- OBJECTIVE
Exactly and only the lines from the first entry through the line with "ax=ax, legend=True)" should be copied, both ends included, with no pictures.

- DATA PROVIDED
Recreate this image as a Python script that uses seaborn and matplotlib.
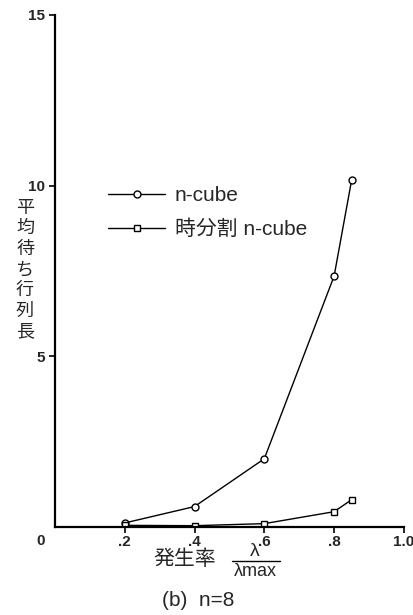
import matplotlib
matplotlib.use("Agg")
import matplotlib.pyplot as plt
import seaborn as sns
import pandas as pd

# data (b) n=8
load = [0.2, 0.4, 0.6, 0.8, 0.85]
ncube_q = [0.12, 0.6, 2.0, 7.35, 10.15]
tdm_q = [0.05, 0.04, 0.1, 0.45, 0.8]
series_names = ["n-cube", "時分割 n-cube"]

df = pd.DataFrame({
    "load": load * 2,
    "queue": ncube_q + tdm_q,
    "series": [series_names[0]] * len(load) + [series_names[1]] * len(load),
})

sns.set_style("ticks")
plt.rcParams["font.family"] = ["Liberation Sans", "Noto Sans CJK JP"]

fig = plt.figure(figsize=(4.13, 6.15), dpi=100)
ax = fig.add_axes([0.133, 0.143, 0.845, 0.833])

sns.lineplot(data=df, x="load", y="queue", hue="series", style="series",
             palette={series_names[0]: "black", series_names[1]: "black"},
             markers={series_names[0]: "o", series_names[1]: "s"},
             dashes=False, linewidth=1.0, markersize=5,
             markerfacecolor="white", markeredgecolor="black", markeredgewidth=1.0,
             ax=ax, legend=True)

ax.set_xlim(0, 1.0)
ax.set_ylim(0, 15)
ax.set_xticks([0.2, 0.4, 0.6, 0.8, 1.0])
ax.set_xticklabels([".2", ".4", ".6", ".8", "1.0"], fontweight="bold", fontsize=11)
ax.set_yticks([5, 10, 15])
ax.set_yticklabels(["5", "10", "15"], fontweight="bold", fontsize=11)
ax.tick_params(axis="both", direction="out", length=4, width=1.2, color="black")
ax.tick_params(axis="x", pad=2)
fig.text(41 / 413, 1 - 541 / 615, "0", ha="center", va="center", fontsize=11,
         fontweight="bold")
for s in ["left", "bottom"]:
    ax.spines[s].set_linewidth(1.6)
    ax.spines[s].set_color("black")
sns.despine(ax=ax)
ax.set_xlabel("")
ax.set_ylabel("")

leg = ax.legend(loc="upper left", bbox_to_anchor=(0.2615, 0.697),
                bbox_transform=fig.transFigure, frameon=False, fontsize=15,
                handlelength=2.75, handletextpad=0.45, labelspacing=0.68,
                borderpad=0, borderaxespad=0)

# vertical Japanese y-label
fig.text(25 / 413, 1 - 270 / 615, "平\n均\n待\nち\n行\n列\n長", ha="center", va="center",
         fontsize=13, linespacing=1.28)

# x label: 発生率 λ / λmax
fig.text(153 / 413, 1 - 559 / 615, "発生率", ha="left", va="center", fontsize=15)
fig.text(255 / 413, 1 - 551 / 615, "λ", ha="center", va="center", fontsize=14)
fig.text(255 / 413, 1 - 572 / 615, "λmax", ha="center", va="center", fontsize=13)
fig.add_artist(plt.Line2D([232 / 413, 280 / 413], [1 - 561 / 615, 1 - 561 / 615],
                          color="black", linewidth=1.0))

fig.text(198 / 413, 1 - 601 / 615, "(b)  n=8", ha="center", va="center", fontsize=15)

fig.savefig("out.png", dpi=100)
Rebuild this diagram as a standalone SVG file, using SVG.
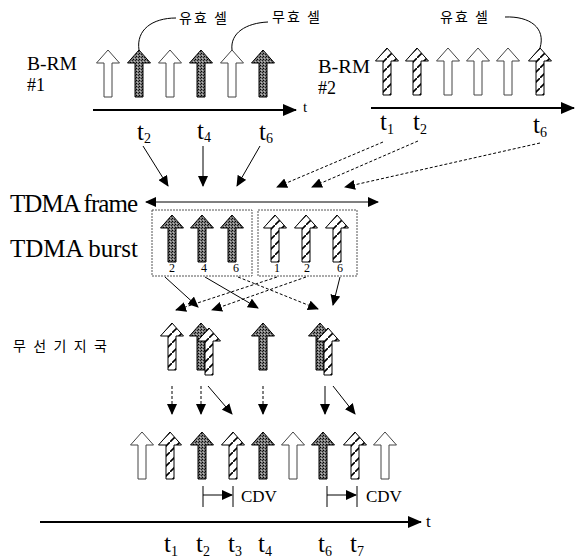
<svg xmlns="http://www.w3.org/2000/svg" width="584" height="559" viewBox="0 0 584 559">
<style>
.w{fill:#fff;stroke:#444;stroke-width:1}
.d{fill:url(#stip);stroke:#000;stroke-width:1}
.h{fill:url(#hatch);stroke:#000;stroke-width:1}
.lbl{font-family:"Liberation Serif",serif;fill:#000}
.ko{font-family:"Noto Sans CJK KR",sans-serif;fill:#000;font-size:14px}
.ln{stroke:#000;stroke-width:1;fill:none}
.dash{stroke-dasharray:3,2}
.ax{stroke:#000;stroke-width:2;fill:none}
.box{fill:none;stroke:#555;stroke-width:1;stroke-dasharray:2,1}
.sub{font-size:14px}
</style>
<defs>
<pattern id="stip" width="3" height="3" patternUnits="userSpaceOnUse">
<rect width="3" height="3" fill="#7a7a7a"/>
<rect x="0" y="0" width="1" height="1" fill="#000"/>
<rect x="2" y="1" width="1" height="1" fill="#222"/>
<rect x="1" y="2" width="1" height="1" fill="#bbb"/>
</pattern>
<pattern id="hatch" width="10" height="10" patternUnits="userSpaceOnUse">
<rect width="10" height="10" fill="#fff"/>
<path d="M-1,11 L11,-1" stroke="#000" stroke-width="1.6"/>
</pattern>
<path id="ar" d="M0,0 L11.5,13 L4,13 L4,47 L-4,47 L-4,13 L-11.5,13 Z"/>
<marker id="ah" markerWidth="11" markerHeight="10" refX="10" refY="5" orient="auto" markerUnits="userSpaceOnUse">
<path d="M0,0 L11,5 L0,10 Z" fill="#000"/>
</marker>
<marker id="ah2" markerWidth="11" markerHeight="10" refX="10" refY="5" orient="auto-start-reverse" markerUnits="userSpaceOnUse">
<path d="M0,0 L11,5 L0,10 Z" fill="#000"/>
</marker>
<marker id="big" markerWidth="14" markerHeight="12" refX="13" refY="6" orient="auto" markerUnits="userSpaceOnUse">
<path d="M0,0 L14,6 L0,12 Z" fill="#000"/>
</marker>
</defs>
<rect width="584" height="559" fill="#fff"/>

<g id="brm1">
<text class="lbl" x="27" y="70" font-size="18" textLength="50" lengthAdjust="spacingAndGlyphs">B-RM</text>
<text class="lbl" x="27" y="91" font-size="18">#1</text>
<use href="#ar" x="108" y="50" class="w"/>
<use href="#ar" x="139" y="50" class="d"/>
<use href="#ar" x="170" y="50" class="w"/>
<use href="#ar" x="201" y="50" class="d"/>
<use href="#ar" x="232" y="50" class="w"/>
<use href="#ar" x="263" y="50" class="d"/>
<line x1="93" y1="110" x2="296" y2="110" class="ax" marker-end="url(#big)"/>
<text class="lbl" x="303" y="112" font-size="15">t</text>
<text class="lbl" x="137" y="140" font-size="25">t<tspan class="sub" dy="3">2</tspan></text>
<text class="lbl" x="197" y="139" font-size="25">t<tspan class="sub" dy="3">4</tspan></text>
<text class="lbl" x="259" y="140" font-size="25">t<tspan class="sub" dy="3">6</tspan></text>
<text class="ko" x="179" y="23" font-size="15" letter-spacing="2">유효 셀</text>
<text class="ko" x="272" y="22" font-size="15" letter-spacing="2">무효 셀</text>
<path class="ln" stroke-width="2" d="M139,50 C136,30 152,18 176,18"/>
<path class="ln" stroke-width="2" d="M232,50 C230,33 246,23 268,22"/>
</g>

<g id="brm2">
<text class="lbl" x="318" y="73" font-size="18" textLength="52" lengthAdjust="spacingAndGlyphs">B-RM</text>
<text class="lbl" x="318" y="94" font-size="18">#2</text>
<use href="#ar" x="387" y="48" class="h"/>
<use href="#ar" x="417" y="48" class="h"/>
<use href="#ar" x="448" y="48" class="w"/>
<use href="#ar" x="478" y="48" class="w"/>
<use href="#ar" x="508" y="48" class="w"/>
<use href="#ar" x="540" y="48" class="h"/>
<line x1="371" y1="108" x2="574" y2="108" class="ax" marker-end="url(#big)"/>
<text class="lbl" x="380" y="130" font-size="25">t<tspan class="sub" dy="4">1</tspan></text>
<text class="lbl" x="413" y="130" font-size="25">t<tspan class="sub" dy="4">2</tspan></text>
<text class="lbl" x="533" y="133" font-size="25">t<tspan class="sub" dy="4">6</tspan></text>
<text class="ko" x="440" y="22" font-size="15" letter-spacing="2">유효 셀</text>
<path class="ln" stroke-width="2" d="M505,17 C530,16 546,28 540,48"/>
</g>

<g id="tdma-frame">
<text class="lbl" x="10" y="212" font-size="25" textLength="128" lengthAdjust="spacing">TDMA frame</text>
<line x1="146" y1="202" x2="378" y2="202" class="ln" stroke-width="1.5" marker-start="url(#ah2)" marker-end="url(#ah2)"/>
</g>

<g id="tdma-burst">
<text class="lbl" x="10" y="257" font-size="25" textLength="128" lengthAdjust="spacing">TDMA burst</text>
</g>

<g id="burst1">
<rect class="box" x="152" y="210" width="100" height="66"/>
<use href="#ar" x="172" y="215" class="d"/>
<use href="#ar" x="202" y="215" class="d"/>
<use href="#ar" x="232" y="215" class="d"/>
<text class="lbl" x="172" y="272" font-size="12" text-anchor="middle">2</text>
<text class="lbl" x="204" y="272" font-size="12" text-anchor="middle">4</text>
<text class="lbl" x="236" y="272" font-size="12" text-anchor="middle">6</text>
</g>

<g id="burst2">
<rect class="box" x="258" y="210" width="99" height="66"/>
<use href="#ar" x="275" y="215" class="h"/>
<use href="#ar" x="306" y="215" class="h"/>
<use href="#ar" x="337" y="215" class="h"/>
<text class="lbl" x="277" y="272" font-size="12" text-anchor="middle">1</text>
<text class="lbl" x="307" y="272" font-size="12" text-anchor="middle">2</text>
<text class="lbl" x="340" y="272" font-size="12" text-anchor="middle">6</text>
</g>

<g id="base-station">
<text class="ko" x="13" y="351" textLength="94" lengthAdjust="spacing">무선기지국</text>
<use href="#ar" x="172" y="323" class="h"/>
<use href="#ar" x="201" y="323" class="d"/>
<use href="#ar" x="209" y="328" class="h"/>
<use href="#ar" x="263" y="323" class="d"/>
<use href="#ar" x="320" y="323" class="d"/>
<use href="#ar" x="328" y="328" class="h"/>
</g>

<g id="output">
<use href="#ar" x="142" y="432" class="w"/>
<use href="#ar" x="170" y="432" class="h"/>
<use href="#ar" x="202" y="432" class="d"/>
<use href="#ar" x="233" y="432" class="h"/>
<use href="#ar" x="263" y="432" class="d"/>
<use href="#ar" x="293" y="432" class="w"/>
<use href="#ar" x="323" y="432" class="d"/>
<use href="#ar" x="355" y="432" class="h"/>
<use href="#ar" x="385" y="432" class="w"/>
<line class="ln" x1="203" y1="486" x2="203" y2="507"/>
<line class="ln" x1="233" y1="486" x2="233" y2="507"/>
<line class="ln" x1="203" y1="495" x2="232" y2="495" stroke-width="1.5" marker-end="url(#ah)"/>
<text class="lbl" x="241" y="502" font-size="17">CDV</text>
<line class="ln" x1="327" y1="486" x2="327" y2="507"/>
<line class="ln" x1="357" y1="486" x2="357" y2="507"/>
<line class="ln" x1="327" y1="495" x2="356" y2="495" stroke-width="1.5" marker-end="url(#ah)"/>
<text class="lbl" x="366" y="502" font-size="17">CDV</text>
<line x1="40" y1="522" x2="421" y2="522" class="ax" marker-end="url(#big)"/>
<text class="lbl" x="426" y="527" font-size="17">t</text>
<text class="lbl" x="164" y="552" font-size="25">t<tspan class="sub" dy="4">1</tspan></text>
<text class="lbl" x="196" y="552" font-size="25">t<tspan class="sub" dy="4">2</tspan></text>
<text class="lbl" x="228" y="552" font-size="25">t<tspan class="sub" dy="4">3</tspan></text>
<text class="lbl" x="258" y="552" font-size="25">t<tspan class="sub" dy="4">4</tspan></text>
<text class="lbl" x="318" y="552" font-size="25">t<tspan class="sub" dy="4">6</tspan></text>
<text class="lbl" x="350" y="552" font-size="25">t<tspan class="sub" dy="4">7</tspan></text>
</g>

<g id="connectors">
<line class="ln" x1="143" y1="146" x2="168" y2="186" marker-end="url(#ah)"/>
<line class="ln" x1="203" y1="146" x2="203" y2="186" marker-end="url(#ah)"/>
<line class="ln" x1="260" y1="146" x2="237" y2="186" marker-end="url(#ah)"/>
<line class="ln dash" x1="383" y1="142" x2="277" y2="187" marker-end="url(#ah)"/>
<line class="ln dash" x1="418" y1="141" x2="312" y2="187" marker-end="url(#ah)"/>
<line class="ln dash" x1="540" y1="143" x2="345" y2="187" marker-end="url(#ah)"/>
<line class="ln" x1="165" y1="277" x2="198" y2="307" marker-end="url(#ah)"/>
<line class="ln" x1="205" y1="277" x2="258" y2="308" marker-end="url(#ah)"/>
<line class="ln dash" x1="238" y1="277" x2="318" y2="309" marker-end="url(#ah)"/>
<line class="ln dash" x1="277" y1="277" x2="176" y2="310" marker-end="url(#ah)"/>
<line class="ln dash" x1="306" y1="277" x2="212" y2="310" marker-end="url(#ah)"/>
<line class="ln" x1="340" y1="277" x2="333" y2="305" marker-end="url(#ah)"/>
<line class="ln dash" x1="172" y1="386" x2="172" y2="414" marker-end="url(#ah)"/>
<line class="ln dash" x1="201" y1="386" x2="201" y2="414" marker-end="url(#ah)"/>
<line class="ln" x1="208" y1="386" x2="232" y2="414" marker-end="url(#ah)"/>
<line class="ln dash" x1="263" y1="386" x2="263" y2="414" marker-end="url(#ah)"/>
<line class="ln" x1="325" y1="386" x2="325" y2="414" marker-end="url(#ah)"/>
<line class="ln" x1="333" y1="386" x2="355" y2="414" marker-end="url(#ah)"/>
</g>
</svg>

- ANSWER FOR THIS EXERCISE
Recreate this image as a Python script that uses seaborn and matplotlib.
import matplotlib
matplotlib.use("Agg")
import matplotlib.pyplot as plt
import seaborn as sns
import pandas as pd

# data (b) n=8
load = [0.2, 0.4, 0.6, 0.8, 0.85]
ncube_q = [0.12, 0.6, 2.0, 7.35, 10.15]
tdm_q = [0.05, 0.04, 0.1, 0.45, 0.8]
series_names = ["n-cube", "時分割 n-cube"]

df = pd.DataFrame({
    "load": load * 2,
    "queue": ncube_q + tdm_q,
    "series": [series_names[0]] * len(load) + [series_names[1]] * len(load),
})

sns.set_style("ticks")
plt.rcParams["font.family"] = ["Liberation Sans", "Noto Sans CJK JP"]

fig = plt.figure(figsize=(4.13, 6.15), dpi=100)
ax = fig.add_axes([0.133, 0.143, 0.845, 0.833])

sns.lineplot(data=df, x="load", y="queue", hue="series", style="series",
             palette={series_names[0]: "black", series_names[1]: "black"},
             markers={series_names[0]: "o", series_names[1]: "s"},
             dashes=False, linewidth=1.0, markersize=5,
             markerfacecolor="white", markeredgecolor="black", markeredgewidth=1.0,
             ax=ax, legend=True)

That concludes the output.